» Provided material:
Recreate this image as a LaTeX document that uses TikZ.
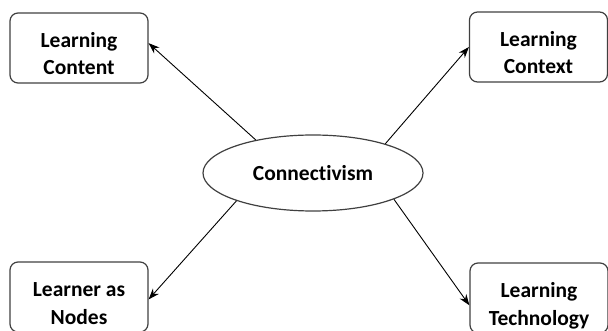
\documentclass[tikz,border=0pt]{standalone}
\usepackage{fontspec}
\setmainfont{Carlito}[Ligatures=NoCommon]
\usetikzlibrary{shapes.geometric,arrows.meta}
\tikzset{
  box/.style={draw=black!75, line width=1.2pt, rounded corners=8pt, minimum width=138pt, minimum height=70pt, inner sep=0pt, align=center, text height=54pt, text depth=0pt, font=\fontsize{21.5}{27.5}\selectfont\bfseries},
  hub/.style={draw=black!75, line width=1.2pt, ellipse, minimum width=220pt, minimum height=76pt, inner sep=0pt, font=\fontsize{21.5}{27.5}\selectfont\bfseries},
  link/.style={line width=0.9pt, -{Stealth[length=11pt,width=8pt]}}
}
\begin{document}
\begin{tikzpicture}[x=1pt,y=-1pt]
\useasboundingbox (0,0) rectangle (608,331);
\clip (0,0) rectangle (608,331);
\node[hub] (c) at (313,173) {Connectivism};
\node[box] (tl) at (79,48) {Learning\\Content};
\node[box] (tr) at (538.5,47) {Learning\\Context};
\node[box] (bl) at (79,297) {Learner as\\Nodes};
\node[box] (br) at (539,298) {Learning\\Technology};
\draw[link] (c.150) -- (tl.4);
\draw[link] (c.22) -- (tr.west);
\draw[link] (c.200) -- (bl.-2.5);
\draw[link] (c.342) -- (br.186);
\end{tikzpicture}
\end{document}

» Problem to work on: Go through the material above and print all of it exactly, except the pictures.

» Exercise output:
Recreate this image as a LaTeX document that uses TikZ.
\documentclass[tikz,border=0pt]{standalone}
\usepackage{fontspec}
\setmainfont{Carlito}[Ligatures=NoCommon]
\usetikzlibrary{shapes.geometric,arrows.meta}
\tikzset{
  box/.style={draw=black!75, line width=1.2pt, rounded corners=8pt, minimum width=138pt, minimum height=70pt, inner sep=0pt, align=center, text height=54pt, text depth=0pt, font=\fontsize{21.5}{27.5}\selectfont\bfseries},
  hub/.style={draw=black!75, line width=1.2pt, ellipse, minimum width=220pt, minimum height=76pt, inner sep=0pt, font=\fontsize{21.5}{27.5}\selectfont\bfseries},
  link/.style={line width=0.9pt, -{Stealth[length=11pt,width=8pt]}}
}
\begin{document}
\begin{tikzpicture}[x=1pt,y=-1pt]
\useasboundingbox (0,0) rectangle (608,331);
\clip (0,0) rectangle (608,331);
\node[hub] (c) at (313,173) {Connectivism};
\node[box] (tl) at (79,48) {Learning\\Content};
\node[box] (tr) at (538.5,47) {Learning\\Context};
\node[box] (bl) at (79,297) {Learner as\\Nodes};
\node[box] (br) at (539,298) {Learning\\Technology};
\draw[link] (c.150) -- (tl.4);
\draw[link] (c.22) -- (tr.west);
\draw[link] (c.200) -- (bl.-2.5);
\draw[link] (c.342) -- (br.186);
\end{tikzpicture}
\end{document}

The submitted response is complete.